### The data
※ ※ ※

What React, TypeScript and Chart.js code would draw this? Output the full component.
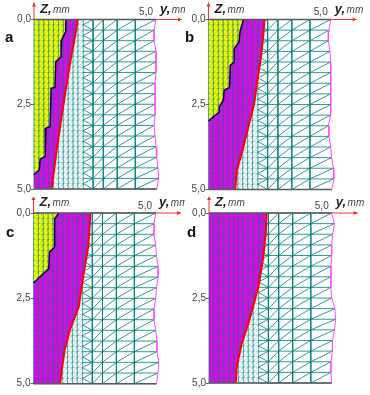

※ ※ ※

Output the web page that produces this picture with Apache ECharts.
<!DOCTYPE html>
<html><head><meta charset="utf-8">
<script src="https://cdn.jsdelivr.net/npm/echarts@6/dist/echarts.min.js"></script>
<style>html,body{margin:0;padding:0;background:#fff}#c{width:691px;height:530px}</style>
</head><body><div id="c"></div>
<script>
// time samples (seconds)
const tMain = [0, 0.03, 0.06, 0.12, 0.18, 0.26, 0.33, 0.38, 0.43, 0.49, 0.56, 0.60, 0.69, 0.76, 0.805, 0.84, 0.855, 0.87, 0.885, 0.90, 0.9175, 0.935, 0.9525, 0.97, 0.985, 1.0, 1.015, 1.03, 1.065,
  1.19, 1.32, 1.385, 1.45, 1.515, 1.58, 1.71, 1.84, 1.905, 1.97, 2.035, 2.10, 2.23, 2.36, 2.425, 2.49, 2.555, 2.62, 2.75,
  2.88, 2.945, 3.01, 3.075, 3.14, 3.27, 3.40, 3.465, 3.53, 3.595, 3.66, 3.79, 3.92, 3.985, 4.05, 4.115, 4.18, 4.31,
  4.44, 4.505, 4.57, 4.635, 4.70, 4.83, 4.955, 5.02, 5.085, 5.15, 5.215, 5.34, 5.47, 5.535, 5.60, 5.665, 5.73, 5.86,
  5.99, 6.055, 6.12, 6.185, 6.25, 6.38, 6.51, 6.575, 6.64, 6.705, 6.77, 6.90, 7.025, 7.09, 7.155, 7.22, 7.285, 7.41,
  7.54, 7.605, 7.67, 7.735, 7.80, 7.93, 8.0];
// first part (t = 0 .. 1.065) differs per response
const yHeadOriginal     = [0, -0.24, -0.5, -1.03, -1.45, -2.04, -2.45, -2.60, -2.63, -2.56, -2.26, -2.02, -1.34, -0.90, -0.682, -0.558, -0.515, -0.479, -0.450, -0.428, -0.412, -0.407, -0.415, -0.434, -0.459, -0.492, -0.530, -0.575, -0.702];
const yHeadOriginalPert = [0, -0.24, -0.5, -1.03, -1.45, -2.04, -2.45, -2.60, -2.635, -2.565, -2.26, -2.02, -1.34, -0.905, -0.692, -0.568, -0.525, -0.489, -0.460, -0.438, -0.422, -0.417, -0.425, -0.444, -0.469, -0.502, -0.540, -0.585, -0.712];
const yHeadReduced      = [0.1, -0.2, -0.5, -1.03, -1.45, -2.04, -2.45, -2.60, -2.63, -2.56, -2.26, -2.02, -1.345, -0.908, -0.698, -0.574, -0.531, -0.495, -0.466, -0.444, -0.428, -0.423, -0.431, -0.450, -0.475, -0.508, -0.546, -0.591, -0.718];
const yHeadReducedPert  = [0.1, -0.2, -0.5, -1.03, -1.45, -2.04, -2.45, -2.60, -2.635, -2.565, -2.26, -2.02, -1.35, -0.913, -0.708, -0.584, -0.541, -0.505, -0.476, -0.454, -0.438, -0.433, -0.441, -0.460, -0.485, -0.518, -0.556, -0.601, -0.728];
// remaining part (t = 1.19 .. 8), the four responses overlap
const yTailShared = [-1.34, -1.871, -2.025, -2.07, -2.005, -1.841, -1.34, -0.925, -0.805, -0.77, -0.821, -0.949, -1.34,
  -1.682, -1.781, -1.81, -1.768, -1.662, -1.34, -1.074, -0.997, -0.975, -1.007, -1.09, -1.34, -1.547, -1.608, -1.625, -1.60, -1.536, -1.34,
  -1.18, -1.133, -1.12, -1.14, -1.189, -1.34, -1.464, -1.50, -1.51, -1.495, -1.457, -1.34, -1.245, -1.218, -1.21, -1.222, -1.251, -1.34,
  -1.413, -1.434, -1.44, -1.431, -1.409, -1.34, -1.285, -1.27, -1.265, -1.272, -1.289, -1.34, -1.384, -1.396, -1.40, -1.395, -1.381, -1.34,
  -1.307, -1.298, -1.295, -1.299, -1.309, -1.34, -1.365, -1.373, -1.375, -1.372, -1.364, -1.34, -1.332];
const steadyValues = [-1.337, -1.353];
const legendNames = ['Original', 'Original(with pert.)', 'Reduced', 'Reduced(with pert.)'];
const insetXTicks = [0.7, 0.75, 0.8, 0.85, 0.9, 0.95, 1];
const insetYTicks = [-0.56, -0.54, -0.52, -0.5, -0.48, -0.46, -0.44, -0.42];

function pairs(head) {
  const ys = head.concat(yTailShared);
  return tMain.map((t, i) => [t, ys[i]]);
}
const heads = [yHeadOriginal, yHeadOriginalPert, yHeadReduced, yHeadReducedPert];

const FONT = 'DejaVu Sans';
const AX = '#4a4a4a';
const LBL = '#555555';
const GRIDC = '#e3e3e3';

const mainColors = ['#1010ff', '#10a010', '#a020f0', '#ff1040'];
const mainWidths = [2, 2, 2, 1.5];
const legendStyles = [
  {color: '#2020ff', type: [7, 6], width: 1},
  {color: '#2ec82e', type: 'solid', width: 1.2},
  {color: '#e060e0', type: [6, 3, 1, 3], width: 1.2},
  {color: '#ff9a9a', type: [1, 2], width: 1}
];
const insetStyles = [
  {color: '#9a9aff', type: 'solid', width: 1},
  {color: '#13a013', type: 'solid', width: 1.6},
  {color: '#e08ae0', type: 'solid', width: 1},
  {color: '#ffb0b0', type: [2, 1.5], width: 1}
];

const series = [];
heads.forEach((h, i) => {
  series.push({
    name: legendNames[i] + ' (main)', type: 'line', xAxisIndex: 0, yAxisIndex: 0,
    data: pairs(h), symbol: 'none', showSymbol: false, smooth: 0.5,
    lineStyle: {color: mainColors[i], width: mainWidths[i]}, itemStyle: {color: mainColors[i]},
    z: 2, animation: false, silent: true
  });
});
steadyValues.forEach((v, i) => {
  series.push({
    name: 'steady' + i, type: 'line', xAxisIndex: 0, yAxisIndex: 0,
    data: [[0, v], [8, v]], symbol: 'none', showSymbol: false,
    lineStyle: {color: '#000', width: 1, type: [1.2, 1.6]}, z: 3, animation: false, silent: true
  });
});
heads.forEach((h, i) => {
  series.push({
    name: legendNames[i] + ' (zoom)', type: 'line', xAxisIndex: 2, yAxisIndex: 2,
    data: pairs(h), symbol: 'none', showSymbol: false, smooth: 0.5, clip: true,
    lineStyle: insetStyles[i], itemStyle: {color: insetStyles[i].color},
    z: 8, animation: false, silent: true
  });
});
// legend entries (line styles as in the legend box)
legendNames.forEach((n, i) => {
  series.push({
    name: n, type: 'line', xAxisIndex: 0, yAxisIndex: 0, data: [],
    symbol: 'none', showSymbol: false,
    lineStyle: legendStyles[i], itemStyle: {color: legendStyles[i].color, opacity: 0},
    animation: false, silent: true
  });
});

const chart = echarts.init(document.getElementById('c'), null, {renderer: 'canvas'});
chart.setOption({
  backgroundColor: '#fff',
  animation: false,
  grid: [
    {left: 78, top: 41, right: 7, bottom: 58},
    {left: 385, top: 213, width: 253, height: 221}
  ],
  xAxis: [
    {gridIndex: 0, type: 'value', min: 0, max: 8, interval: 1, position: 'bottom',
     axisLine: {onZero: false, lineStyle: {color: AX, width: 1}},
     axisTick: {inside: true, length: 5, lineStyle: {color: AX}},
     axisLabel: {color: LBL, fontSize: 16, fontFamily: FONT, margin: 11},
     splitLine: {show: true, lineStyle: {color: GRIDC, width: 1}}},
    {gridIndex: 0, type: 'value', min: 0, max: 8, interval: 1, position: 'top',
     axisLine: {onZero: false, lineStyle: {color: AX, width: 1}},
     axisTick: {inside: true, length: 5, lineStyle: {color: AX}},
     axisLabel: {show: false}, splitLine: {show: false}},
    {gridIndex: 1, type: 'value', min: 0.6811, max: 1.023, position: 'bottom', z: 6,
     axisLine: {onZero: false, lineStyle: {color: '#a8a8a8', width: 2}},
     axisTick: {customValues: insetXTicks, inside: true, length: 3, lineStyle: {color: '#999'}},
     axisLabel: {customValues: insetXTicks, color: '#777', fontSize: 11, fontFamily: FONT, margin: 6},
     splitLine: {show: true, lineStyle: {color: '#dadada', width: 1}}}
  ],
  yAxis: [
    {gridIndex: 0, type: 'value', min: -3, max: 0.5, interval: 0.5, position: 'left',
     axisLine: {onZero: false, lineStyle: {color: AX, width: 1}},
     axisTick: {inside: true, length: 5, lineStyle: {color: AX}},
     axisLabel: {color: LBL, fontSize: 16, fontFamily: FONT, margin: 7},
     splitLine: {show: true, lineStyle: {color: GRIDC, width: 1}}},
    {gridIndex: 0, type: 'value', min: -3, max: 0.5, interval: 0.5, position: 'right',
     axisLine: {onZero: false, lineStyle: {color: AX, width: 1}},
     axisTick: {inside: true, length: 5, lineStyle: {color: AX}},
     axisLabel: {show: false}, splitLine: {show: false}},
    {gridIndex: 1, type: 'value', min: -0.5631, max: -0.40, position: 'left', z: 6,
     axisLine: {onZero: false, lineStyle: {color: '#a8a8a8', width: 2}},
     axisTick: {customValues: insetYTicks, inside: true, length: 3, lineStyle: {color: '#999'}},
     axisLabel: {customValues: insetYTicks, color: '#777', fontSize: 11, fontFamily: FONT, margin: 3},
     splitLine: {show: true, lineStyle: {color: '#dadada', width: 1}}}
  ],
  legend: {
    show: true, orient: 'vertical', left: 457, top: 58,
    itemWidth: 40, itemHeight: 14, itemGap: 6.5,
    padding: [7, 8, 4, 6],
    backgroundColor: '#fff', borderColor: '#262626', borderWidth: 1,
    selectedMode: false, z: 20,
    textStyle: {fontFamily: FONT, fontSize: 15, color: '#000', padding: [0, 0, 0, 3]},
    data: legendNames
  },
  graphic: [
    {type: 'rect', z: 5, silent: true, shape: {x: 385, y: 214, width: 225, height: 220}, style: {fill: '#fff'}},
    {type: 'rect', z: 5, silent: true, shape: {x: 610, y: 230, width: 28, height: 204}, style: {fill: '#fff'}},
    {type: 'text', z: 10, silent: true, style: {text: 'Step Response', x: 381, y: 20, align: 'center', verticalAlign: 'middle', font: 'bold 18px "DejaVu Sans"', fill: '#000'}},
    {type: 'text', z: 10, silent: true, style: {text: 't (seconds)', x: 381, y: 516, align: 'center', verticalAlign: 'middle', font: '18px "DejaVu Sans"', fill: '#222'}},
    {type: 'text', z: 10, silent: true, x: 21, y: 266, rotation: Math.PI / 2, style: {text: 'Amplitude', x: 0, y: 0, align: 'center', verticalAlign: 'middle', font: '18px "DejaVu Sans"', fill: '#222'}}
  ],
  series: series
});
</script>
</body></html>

※ ※ ※

### Exercise directions
From the records above, how many lines include the word "Output"? Only the number is wanted.

### Answer for the task
2